▸ **What the exercise asks**:
Both the line containing "Reproduce this chart with matplotlib." and the line containing "lw=2, zorder=3, clip_on=False)" are part of the range to copy, along with every line between them. Copy it exactly and leave out the pictures.

┌─ Exercise material

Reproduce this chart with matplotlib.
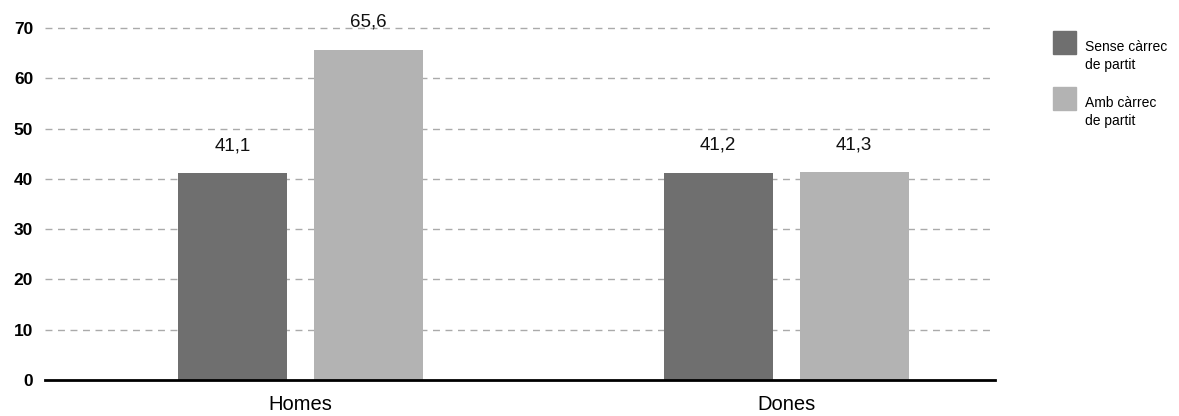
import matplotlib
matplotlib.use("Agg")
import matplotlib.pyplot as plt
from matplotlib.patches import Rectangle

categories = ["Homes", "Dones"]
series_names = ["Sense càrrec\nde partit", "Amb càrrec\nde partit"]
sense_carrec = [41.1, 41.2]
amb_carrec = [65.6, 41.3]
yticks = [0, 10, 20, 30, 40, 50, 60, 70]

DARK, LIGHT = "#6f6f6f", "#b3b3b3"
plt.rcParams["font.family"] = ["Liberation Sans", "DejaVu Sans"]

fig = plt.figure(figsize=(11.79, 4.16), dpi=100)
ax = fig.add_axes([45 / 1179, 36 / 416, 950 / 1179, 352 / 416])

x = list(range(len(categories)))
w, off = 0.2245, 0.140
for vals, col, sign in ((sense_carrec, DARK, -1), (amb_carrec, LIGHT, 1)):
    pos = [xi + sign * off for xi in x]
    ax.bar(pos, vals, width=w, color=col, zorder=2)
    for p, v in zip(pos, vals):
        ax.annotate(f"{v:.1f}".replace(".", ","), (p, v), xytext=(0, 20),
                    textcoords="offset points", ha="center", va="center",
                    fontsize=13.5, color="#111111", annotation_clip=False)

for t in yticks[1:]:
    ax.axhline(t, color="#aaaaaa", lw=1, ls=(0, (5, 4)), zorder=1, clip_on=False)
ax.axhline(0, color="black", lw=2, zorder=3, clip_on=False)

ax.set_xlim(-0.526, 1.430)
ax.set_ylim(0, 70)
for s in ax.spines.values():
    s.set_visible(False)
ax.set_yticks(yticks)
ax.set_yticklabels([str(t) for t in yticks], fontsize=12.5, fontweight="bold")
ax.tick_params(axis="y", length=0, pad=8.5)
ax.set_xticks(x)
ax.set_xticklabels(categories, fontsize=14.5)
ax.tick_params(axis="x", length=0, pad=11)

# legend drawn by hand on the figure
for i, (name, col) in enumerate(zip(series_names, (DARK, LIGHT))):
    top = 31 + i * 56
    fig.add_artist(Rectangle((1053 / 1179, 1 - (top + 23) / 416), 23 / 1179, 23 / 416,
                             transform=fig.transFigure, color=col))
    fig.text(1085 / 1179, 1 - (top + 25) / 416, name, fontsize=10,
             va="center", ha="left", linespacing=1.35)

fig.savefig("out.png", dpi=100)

└─
┌─ Exercise material

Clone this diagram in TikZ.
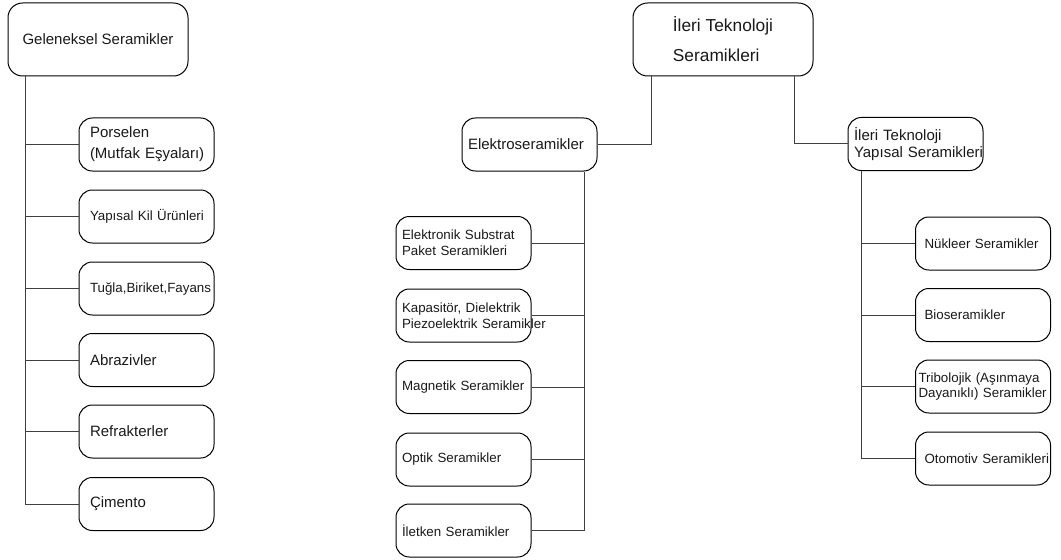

└─

▸ **Answer to this problem**:
Reproduce this chart with matplotlib.
import matplotlib
matplotlib.use("Agg")
import matplotlib.pyplot as plt
from matplotlib.patches import Rectangle

categories = ["Homes", "Dones"]
series_names = ["Sense càrrec\nde partit", "Amb càrrec\nde partit"]
sense_carrec = [41.1, 41.2]
amb_carrec = [65.6, 41.3]
yticks = [0, 10, 20, 30, 40, 50, 60, 70]

DARK, LIGHT = "#6f6f6f", "#b3b3b3"
plt.rcParams["font.family"] = ["Liberation Sans", "DejaVu Sans"]

fig = plt.figure(figsize=(11.79, 4.16), dpi=100)
ax = fig.add_axes([45 / 1179, 36 / 416, 950 / 1179, 352 / 416])

x = list(range(len(categories)))
w, off = 0.2245, 0.140
for vals, col, sign in ((sense_carrec, DARK, -1), (amb_carrec, LIGHT, 1)):
    pos = [xi + sign * off for xi in x]
    ax.bar(pos, vals, width=w, color=col, zorder=2)
    for p, v in zip(pos, vals):
        ax.annotate(f"{v:.1f}".replace(".", ","), (p, v), xytext=(0, 20),
                    textcoords="offset points", ha="center", va="center",
                    fontsize=13.5, color="#111111", annotation_clip=False)

for t in yticks[1:]:
    ax.axhline(t, color="#aaaaaa", lw=1, ls=(0, (5, 4)), zorder=1, clip_on=False)
ax.axhline(0, color="black", lw=2, zorder=3, clip_on=False)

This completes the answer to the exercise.